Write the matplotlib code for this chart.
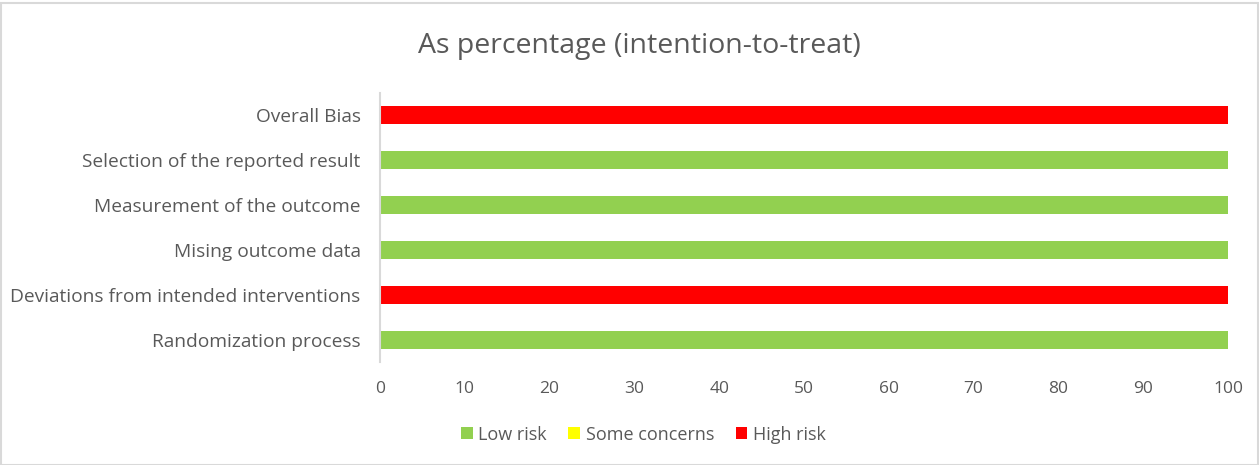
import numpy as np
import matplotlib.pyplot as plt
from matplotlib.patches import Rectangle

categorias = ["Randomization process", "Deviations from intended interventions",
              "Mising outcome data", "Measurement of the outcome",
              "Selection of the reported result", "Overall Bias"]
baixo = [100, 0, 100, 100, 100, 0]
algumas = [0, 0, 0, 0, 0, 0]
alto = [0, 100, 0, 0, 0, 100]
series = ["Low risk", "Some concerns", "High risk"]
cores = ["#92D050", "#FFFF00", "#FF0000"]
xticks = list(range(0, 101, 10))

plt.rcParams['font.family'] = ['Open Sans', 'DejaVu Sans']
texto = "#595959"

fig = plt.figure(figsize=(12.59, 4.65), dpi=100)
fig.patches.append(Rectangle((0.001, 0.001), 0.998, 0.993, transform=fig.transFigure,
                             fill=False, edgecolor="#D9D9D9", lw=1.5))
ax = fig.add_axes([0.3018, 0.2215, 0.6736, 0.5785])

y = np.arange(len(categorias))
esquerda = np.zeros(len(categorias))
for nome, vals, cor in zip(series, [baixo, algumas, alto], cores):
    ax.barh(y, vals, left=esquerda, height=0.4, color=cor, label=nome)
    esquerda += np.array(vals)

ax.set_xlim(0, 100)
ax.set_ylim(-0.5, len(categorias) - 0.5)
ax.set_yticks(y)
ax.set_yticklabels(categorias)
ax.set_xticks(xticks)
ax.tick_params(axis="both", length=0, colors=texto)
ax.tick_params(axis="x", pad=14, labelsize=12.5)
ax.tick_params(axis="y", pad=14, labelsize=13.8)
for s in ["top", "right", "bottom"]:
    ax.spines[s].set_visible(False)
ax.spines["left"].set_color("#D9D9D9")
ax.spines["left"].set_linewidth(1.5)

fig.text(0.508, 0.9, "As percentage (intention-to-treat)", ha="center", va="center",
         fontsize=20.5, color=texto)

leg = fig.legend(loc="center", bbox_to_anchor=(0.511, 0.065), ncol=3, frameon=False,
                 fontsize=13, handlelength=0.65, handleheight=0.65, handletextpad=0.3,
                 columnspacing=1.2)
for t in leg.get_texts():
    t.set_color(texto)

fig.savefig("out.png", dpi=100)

--

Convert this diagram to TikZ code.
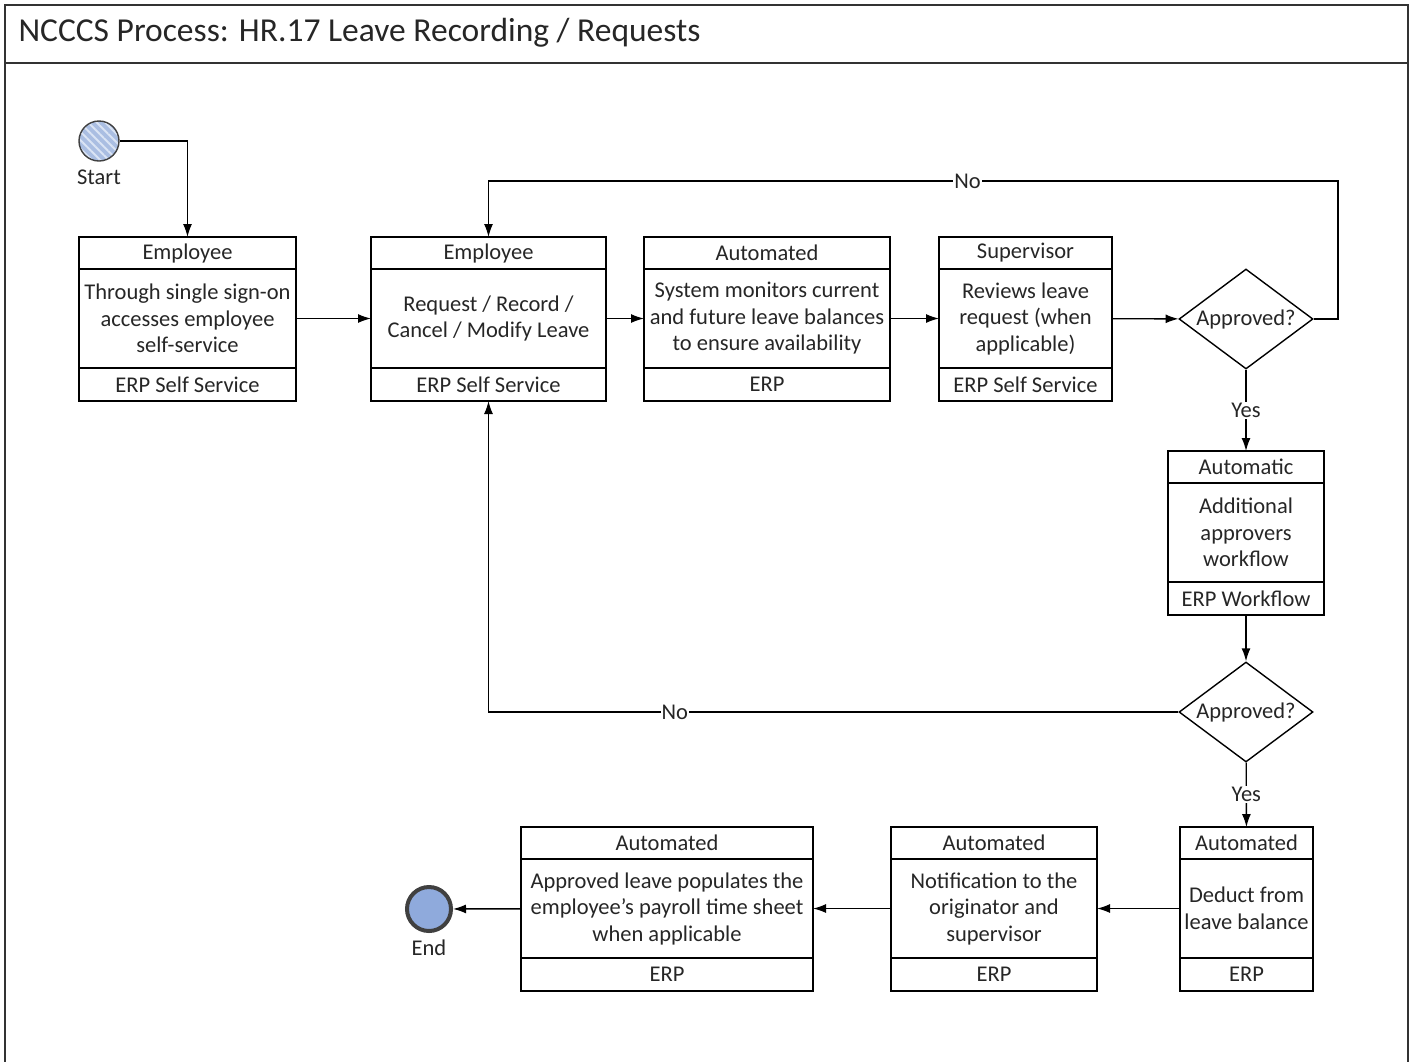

---

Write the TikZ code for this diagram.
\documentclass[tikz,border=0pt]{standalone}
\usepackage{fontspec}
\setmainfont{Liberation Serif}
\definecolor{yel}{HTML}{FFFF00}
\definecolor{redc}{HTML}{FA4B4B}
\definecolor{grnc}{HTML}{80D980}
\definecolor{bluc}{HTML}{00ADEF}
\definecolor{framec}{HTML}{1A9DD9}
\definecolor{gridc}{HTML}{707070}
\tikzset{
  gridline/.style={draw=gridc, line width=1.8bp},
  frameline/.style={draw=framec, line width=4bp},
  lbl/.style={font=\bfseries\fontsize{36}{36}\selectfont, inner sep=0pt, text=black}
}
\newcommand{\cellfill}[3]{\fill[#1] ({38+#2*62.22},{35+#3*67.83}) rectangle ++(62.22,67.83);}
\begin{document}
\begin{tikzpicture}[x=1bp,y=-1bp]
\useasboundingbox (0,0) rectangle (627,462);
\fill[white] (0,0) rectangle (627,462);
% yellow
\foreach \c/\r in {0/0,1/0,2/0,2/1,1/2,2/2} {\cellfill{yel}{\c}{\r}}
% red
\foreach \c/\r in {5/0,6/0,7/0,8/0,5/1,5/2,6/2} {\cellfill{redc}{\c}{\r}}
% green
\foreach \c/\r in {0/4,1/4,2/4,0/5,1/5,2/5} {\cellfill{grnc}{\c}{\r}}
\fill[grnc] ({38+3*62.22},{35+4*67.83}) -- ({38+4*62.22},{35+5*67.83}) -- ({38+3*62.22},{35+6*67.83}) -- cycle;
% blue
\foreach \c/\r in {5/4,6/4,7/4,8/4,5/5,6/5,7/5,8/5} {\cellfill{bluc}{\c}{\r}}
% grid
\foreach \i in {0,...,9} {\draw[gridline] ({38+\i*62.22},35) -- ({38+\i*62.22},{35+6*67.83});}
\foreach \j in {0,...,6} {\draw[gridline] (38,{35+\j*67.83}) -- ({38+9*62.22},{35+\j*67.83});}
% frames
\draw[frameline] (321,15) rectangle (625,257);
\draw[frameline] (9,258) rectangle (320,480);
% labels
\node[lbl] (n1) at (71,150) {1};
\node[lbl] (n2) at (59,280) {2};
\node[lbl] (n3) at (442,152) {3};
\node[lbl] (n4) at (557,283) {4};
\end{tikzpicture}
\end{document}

EXERCISE BRIEF -
From the entries above, extract each line containing "diagram".

RESULT -
Convert this diagram to TikZ code.
Write the TikZ code for this diagram.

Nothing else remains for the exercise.